Remember when footwear manufacturer Allbirds said Amazon copied its shoe design? Well, Amazon is at it again. Bag manufacturer Peak Design has accused the company of copying its Everyday Sling bag to the point where it's actually hard to tell Peak Design and Amazon’s bags apart. In a delightfully sarcastic video uploaded to YouTube, the company criticizes Amazon for doing one of the biggest no-no's in fair market practices: copying a company's product.
Peak Design's Everyday Sling bag is light, small, comes in three different sizes, and is weatherproof, with a "100 percent recycled 400D shell [that] keeps your [photography] gear safe." It looks like Amazon didn't even bother to differentiate itself from Peak Design's style by adding details that are even remotely unique. Here's a side-by-side:
Peak Design’s bag originally entered the market in 2017 while Amazon’s "Everyday" bag came out in 2020. And Peak, which boasts carbon neutrality as one of its goals, assures consumers that the makers of the Everyday Sling are fairly paid, which can’t be said for Amazon workers.

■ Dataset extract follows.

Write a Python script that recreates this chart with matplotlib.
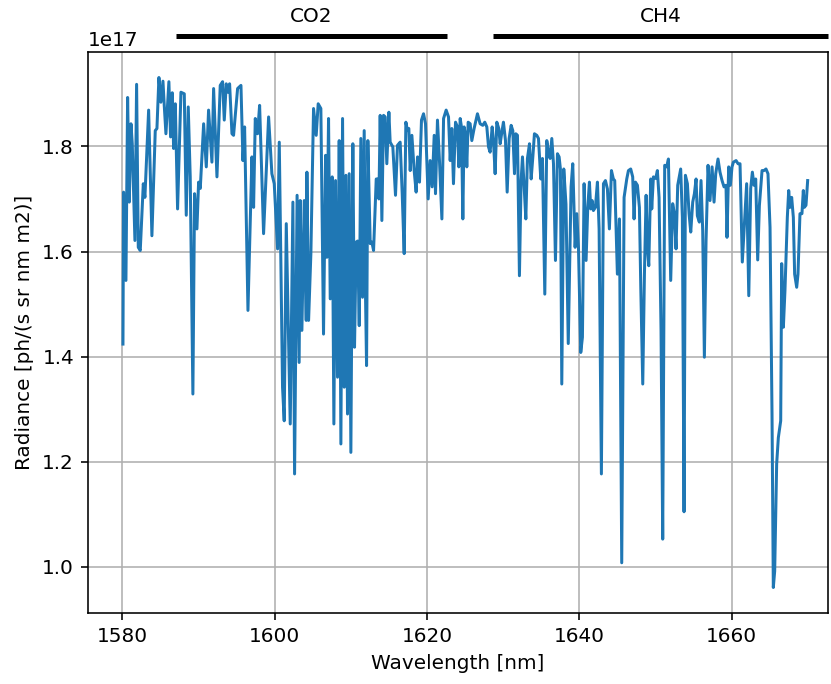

We’re not surprised — In the Peak Design video, the company dramatizes what could have happened behind the scenes: Amazon employees noticed that Peak Design's sling bag was selling like hot cakes in the marketplace and decided to copy it, inch for inch, and sell it off. In the background of the dramatization, the formula for this business launch is simply, "Ctrl C, Ctrl V."
Peak Design notes, "We've been selling Peak Design products on Amazon for years, and we work closely with Amazon to remove counterfeit and copycat products from their marketplace. Hence, we were astonished when we found out Amazon had copied one of our bestselling bags. They call it the "Everyday Sling," which, funny enough, is exactly what we call our product.”
So far, Amazon has not commented on the accusation. But this isn’t the first time that Amazon has been accused of unfair competition and it won’t be the last. In the past, former and current employees informed the Wall Street Journal that Amazon regularly accessed third-party vendor data to thwart competition. One of those anonymous employees told the newspaper, "We knew we shouldn't. But at the same time, we are making Amazon-branded products, and we want them to sell." At the release of the report, Amazon officially stated that it was against its workers using confidential data to game the market and would launch an internal investigation into the matter.
Clearly, that probe has yet to yield accountability and transparency.